On Wednesday 23 June, as part of this my busiest week in a long time, I served as the Buddhist representative on the Forum on Human Rights, organized by the Attorney General’s department and Department of Foreign Affairs and Trade. As one of the religious representatives, and not a specialist in the field, my role was mainly to witness events and see in practice how the process of community consultation is carried out. It was terrific to see the different perspectives in action, and to have so many people with detailed, specialized knowledge to call upon.
Australia is still the only developed nation in the world with no national human rights charter. Having failed to introduce the (already fairly moderate) provisions of the Brennan report, the government has introduced a Human Rights Framework, which is of much narrower scope. There seems to be the intention to gradually expand the scope and provisions of the Framework. At least it’s something, but far short of the guarantee for provision of basic rights for all that was hoped for by the majority of Australians.
I learnt a thing or two: for example, the existing human rights provisions in Australia only cover citizens. Even those on PR have essentially no human rights guarantees, a weakness that was highlighted by the protests (going on while we were meeting) against the expulsion of the Muslim leader Mansour Leghaei. The government claims there are reasons for his expulsion, but since he is not a citizen – although he has lived in Australia for 16 years and raised a family here – he has no rights under FoI and so the Govt has not disclosed the reasons.

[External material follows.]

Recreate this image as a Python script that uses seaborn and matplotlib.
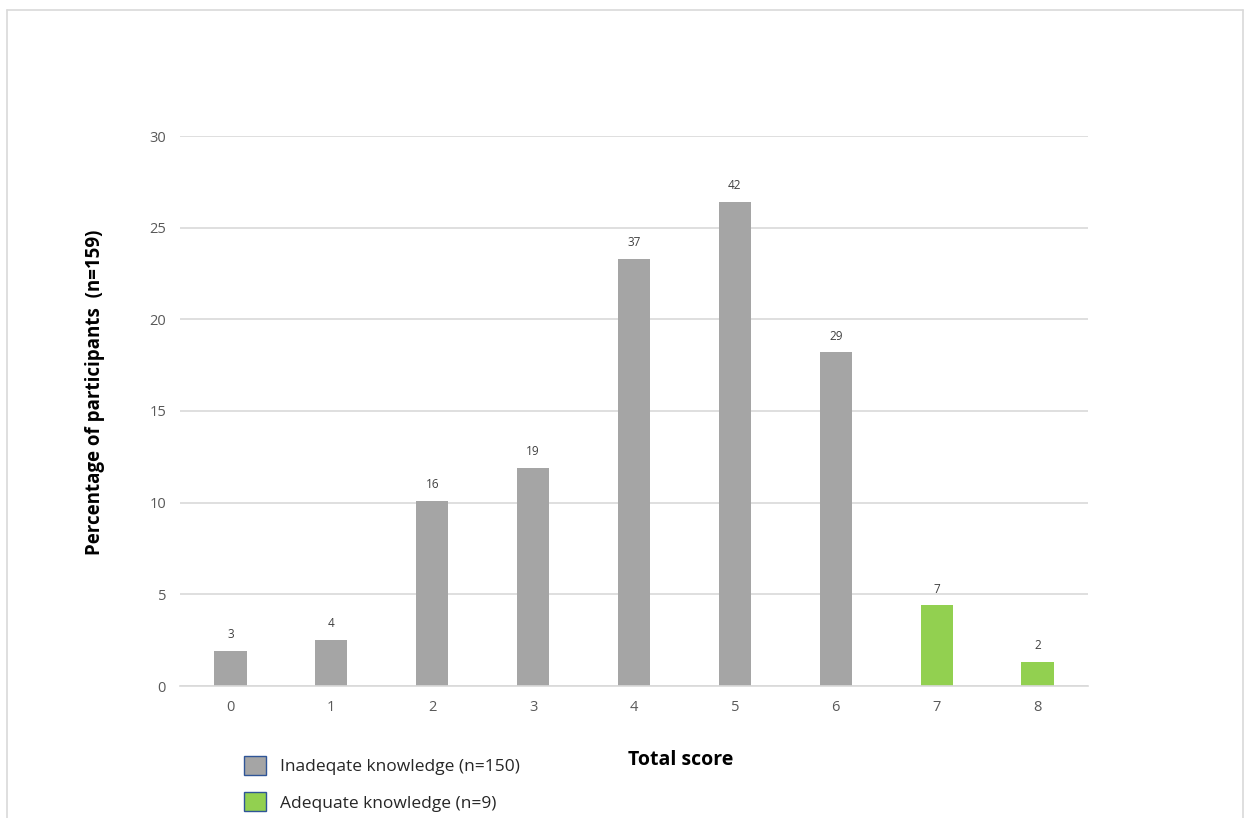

Further erosion of rights for Muslims is being pushed in the NSW parliament, with the introduction of a bill on June 22 to ban the burqua, by the notorious Rev Fred Nile (think Mary Whitehouse, only more so). Who will be in their sights next? I’m sure the religious right are concerned over the rise of Buddhism in Australia – will they argue that monastic robes have to be banned? After all, robes have served as the cover for weapons, even the assassination of a Sri Lankan Prime Minister.
An argument was raised repeatedly to the effect that, ‘How can Australia be effective in its self-appointed role – seen as arrogant by many – to improve human rights internationally, while still having no internal guarantees?’ With issues regarding indigenous peoples, detention centers, security laws, and religious minorities, there’s no shortage of areas where a clear and firm policy on human rights would help. The response was typically, ‘Well, umm, it’s not that simple, actually we’ve done a lot and no-one’s perfect…’. Which is all true, but hardly the point.
I managed to raise some areas of concern with Buddhists, particularly our opposition to exemption from anti-discrimination laws for religious organizations; and in addition questions that have been raised about the apparent imbalance in favor of Christian refugees from the Burmese Karen people. We’re not sure whether this arises from conscious or unconscious discrimination, or whether it simply reflects the fact that the Karen, a disadvantaged minority in Myanmar, are largely Christian.
Sitting in the meeting, I felt that there were some serious problems in the way the meeting was conducted. As an observer, I could see these things very clearly – and then it occurred to me that we had made many of the same mistake in the ASA conference just the day before! They included:
- Use of acronyms and specialized language, which is exclusive not inclusive;
- Speaking too fast, making it hard for those for whom English is the second language;
- Lack of specific encouragement for non-specialists, making me – and others, I’m sure – reluctant to speak up in the presence of so many experts.
I’ll raise these with the ASA and see if we can do better in future. (More on the ASA conference in a few days.)